→ **DATA EXCERPT**
>>>

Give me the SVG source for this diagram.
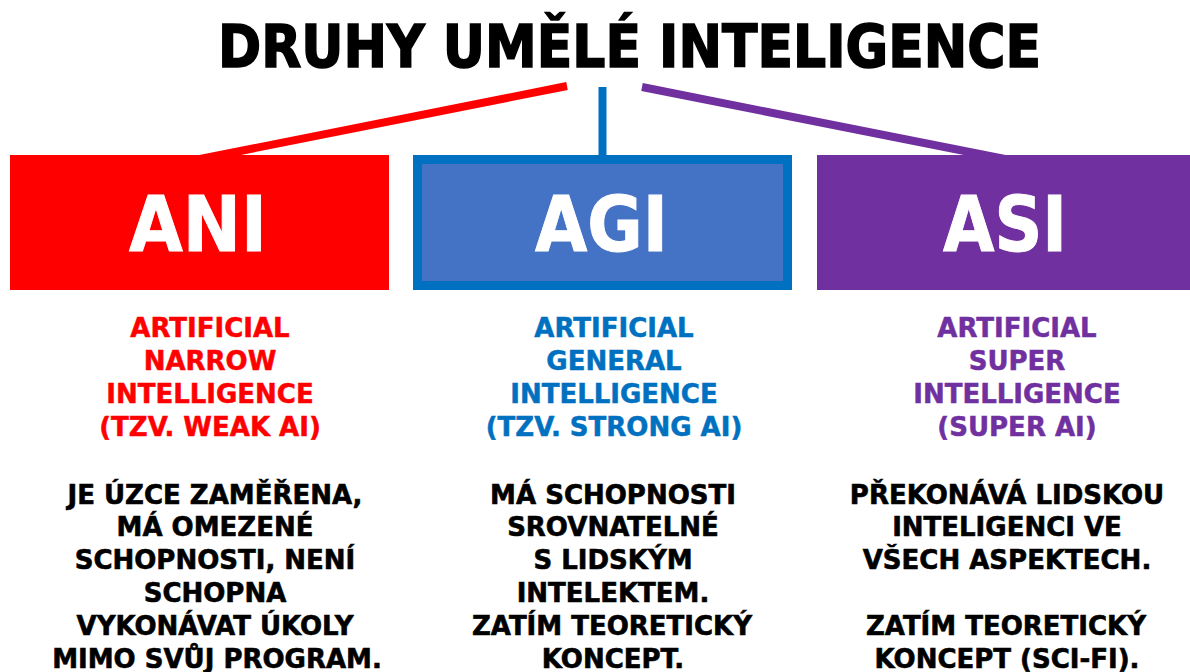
<svg xmlns="http://www.w3.org/2000/svg" width="1190" height="672" viewBox="0 0 1190 672">
<style>
text{font-family:"DejaVu Sans","Liberation Sans",sans-serif;font-weight:bold;text-anchor:middle}
.title{font-size:58px;fill:#000;stroke:#000;stroke-width:1.6}
.lbl{font-size:77px;fill:#fff;stroke:#fff;stroke-width:1}
.sub{font-size:26px;stroke-width:0.5}
.body{font-size:26px;fill:#000;stroke:#000;stroke-width:0.6}
.red{fill:#FF0000;stroke:#FF0000}
.blue{fill:#0070C0;stroke:#0070C0}
.purple{fill:#7030A0;stroke:#7030A0}
</style>
<rect width="1190" height="672" fill="#fff"/>
<text id="title" class="title" x="629.5" y="67" textLength="823" lengthAdjust="spacingAndGlyphs">DRUHY UMĚLÉ INTELIGENCE</text>
<g id="connectors">
<line x1="567" y1="86" x2="195" y2="160" stroke="#FF0000" stroke-width="8"/>
<line x1="602.5" y1="87" x2="602.5" y2="158" stroke="#0070C0" stroke-width="8"/>
<line x1="642" y1="87" x2="1015" y2="161" stroke="#7030A0" stroke-width="8"/>
</g>
<g id="ani">
<rect x="10" y="155" width="379" height="135" fill="#FF0000"/>
<text class="lbl" x="198" y="251" textLength="138" lengthAdjust="spacingAndGlyphs">ANI</text>
<text class="sub red" x="210" y="337">ARTIFICIAL</text>
<text class="sub red" x="210" y="370">NARROW</text>
<text class="sub red" x="210" y="403">INTELLIGENCE</text>
<text class="sub red" x="210" y="436">(TZV. WEAK AI)</text>
<text class="body" x="215" y="504">JE ÚZCE ZAMĚŘENA,</text>
<text class="body" x="215" y="536">MÁ OMEZENÉ</text>
<text class="body" x="215" y="569">SCHOPNOSTI, NENÍ</text>
<text class="body" x="215" y="602">SCHOPNA</text>
<text class="body" x="215" y="635">VYKONÁVAT ÚKOLY</text>
<text class="body" x="217" y="668">MIMO SVŮJ PROGRAM.</text>
</g>
<g id="agi">
<rect x="417.5" y="159.5" width="370" height="126" fill="#4472C4" stroke="#0070C0" stroke-width="9"/>
<text class="lbl" x="601.5" y="251" textLength="133" lengthAdjust="spacingAndGlyphs">AGI</text>
<text class="sub blue" x="614" y="337">ARTIFICIAL</text>
<text class="sub blue" x="614" y="370">GENERAL</text>
<text class="sub blue" x="614" y="403">INTELLIGENCE</text>
<text class="sub blue" x="614" y="436">(TZV. STRONG AI)</text>
<text class="body" x="613" y="504">MÁ SCHOPNOSTI</text>
<text class="body" x="613" y="536">SROVNATELNÉ</text>
<text class="body" x="613" y="569">S LIDSKÝM</text>
<text class="body" x="613" y="602">INTELEKTEM.</text>
<text class="body" x="612" y="635">ZATÍM TEORETICKÝ</text>
<text class="body" x="613" y="668">KONCEPT.</text>
</g>
<g id="asi">
<rect x="817" y="155" width="373" height="135" fill="#7030A0"/>
<text class="lbl" x="1005" y="251" textLength="124" lengthAdjust="spacingAndGlyphs">ASI</text>
<text class="sub purple" x="1017" y="337">ARTIFICIAL</text>
<text class="sub purple" x="1017" y="370">SUPER</text>
<text class="sub purple" x="1017" y="403">INTELLIGENCE</text>
<text class="sub purple" x="1017" y="436">(SUPER AI)</text>
<text class="body" x="1007" y="504">PŘEKONÁVÁ LIDSKOU</text>
<text class="body" x="1007" y="536">INTELIGENCI VE</text>
<text class="body" x="1007" y="569">VŠECH ASPEKTECH.</text>
<text class="body" x="1006" y="635">ZATÍM TEORETICKÝ</text>
<text class="body" x="1007" y="668">KONCEPT (SCI-FI).</text>
</g>
</svg>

<<<

→ **WORK TO COMPLETE**
Return the full material word for word. Do not include the pictures.

→ **EXERCISE RESULT**
Give me the SVG source for this diagram.
<svg xmlns="http://www.w3.org/2000/svg" width="1190" height="672" viewBox="0 0 1190 672">
<style>
text{font-family:"DejaVu Sans","Liberation Sans",sans-serif;font-weight:bold;text-anchor:middle}
.title{font-size:58px;fill:#000;stroke:#000;stroke-width:1.6}
.lbl{font-size:77px;fill:#fff;stroke:#fff;stroke-width:1}
.sub{font-size:26px;stroke-width:0.5}
.body{font-size:26px;fill:#000;stroke:#000;stroke-width:0.6}
.red{fill:#FF0000;stroke:#FF0000}
.blue{fill:#0070C0;stroke:#0070C0}
.purple{fill:#7030A0;stroke:#7030A0}
</style>
<rect width="1190" height="672" fill="#fff"/>
<text id="title" class="title" x="629.5" y="67" textLength="823" lengthAdjust="spacingAndGlyphs">DRUHY UMĚLÉ INTELIGENCE</text>
<g id="connectors">
<line x1="567" y1="86" x2="195" y2="160" stroke="#FF0000" stroke-width="8"/>
<line x1="602.5" y1="87" x2="602.5" y2="158" stroke="#0070C0" stroke-width="8"/>
<line x1="642" y1="87" x2="1015" y2="161" stroke="#7030A0" stroke-width="8"/>
</g>
<g id="ani">
<rect x="10" y="155" width="379" height="135" fill="#FF0000"/>
<text class="lbl" x="198" y="251" textLength="138" lengthAdjust="spacingAndGlyphs">ANI</text>
<text class="sub red" x="210" y="337">ARTIFICIAL</text>
<text class="sub red" x="210" y="370">NARROW</text>
<text class="sub red" x="210" y="403">INTELLIGENCE</text>
<text class="sub red" x="210" y="436">(TZV. WEAK AI)</text>
<text class="body" x="215" y="504">JE ÚZCE ZAMĚŘENA,</text>
<text class="body" x="215" y="536">MÁ OMEZENÉ</text>
<text class="body" x="215" y="569">SCHOPNOSTI, NENÍ</text>
<text class="body" x="215" y="602">SCHOPNA</text>
<text class="body" x="215" y="635">VYKONÁVAT ÚKOLY</text>
<text class="body" x="217" y="668">MIMO SVŮJ PROGRAM.</text>
</g>
<g id="agi">
<rect x="417.5" y="159.5" width="370" height="126" fill="#4472C4" stroke="#0070C0" stroke-width="9"/>
<text class="lbl" x="601.5" y="251" textLength="133" lengthAdjust="spacingAndGlyphs">AGI</text>
<text class="sub blue" x="614" y="337">ARTIFICIAL</text>
<text class="sub blue" x="614" y="370">GENERAL</text>
<text class="sub blue" x="614" y="403">INTELLIGENCE</text>
<text class="sub blue" x="614" y="436">(TZV. STRONG AI)</text>
<text class="body" x="613" y="504">MÁ SCHOPNOSTI</text>
<text class="body" x="613" y="536">SROVNATELNÉ</text>
<text class="body" x="613" y="569">S LIDSKÝM</text>
<text class="body" x="613" y="602">INTELEKTEM.</text>
<text class="body" x="612" y="635">ZATÍM TEORETICKÝ</text>
<text class="body" x="613" y="668">KONCEPT.</text>
</g>
<g id="asi">
<rect x="817" y="155" width="373" height="135" fill="#7030A0"/>
<text class="lbl" x="1005" y="251" textLength="124" lengthAdjust="spacingAndGlyphs">ASI</text>
<text class="sub purple" x="1017" y="337">ARTIFICIAL</text>
<text class="sub purple" x="1017" y="370">SUPER</text>
<text class="sub purple" x="1017" y="403">INTELLIGENCE</text>
<text class="sub purple" x="1017" y="436">(SUPER AI)</text>
<text class="body" x="1007" y="504">PŘEKONÁVÁ LIDSKOU</text>
<text class="body" x="1007" y="536">INTELIGENCI VE</text>
<text class="body" x="1007" y="569">VŠECH ASPEKTECH.</text>
<text class="body" x="1006" y="635">ZATÍM TEORETICKÝ</text>
<text class="body" x="1007" y="668">KONCEPT (SCI-FI).</text>
</g>
</svg>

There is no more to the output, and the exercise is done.